Le Roi, dans sa passion, fit toutes les folies que pouvoient faire les jeunes gens, quoiqu’il eût cinquante-trois ans ou environ. Il couroit la bague avec un collet de senteurs et des manches de satin de la Chine.

Le roi obtint une fois de madame la Princesse qu’elle se montreroit un soir tout échevelée sur un balcon avec deux flambeaux à ses côtés. Il s’en évanouit quasi, et elle dit : « Jésus ! qu’il est fou ! » Elle se laissa peindre pour lui en cachette ; ce fut Ferdinand qui fit le portrait. M. de Bassompierre l’emporta vite après qu’on l’eut frotté de beurre frais, de peur qu’il ne s’effaçât ; car il fallut le rouler pour le porter sans qu’on le vît. Quelques années après, madame la Princesse, croyant que Ferdinand avoit oublié cela, ou bien n’y songeant plus, lui demanda un jour quel portrait de tous ceux qu’il avoit faits en sa vie lui avoit semblé le plus beau. « C’est, dit-il, un qu’il fallut frotter avec du beurre frais. » Cela la fit rougir.

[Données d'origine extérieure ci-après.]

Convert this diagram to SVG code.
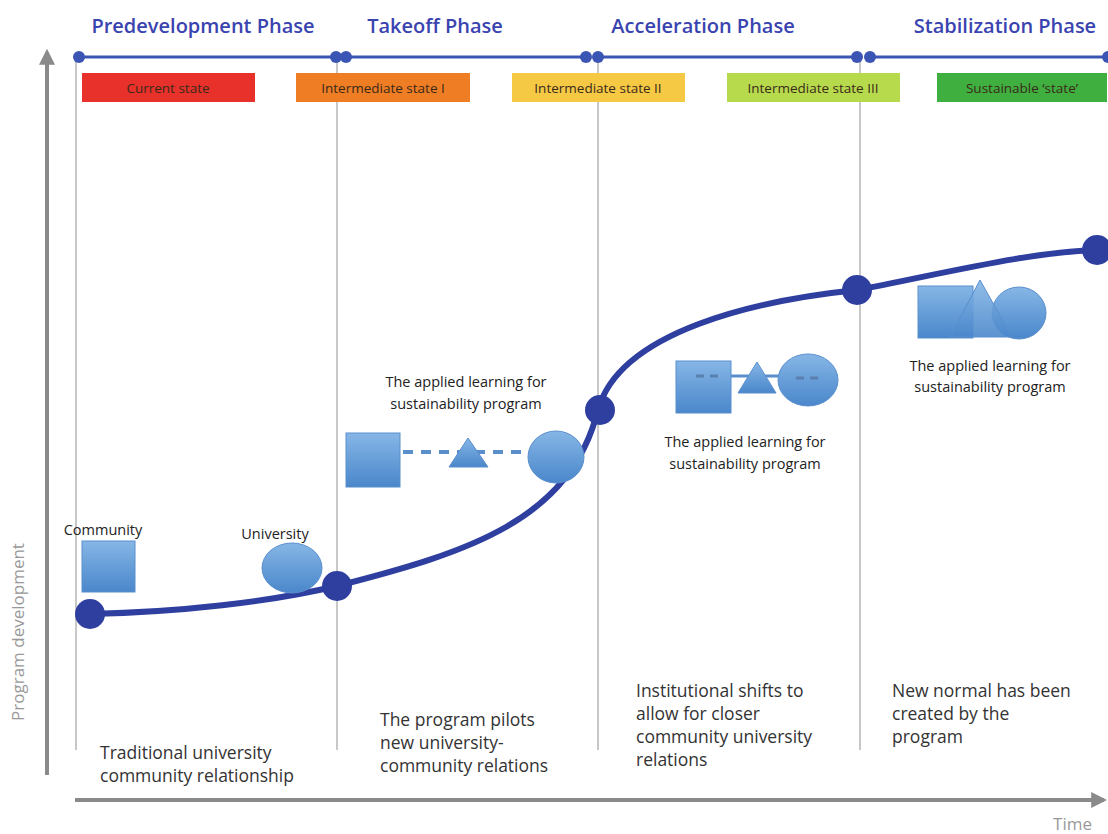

M. le Prince, qui voyoit que l’amour du Roi étoit fort violente, emmena sa femme à Muret auprès de Soissons. Le Roi ne put être long-temps sans la voir. Il va avec une fausse barbe à une chasse où elle devoit être. M. le Prince en a avis et remet la partie à une autre fois. À quelques jours de là le Roi fait que M. de Traigny, un seigneur de ces quartiers-là, convie M. le Prince et madame la Princesse à dîner, et lui se cache derrière une tapisserie, d’où, par un trou, il la voyoit

  1. On dit qu’il n’avoit en fonds de terre que dix mille livres de rente. (T.)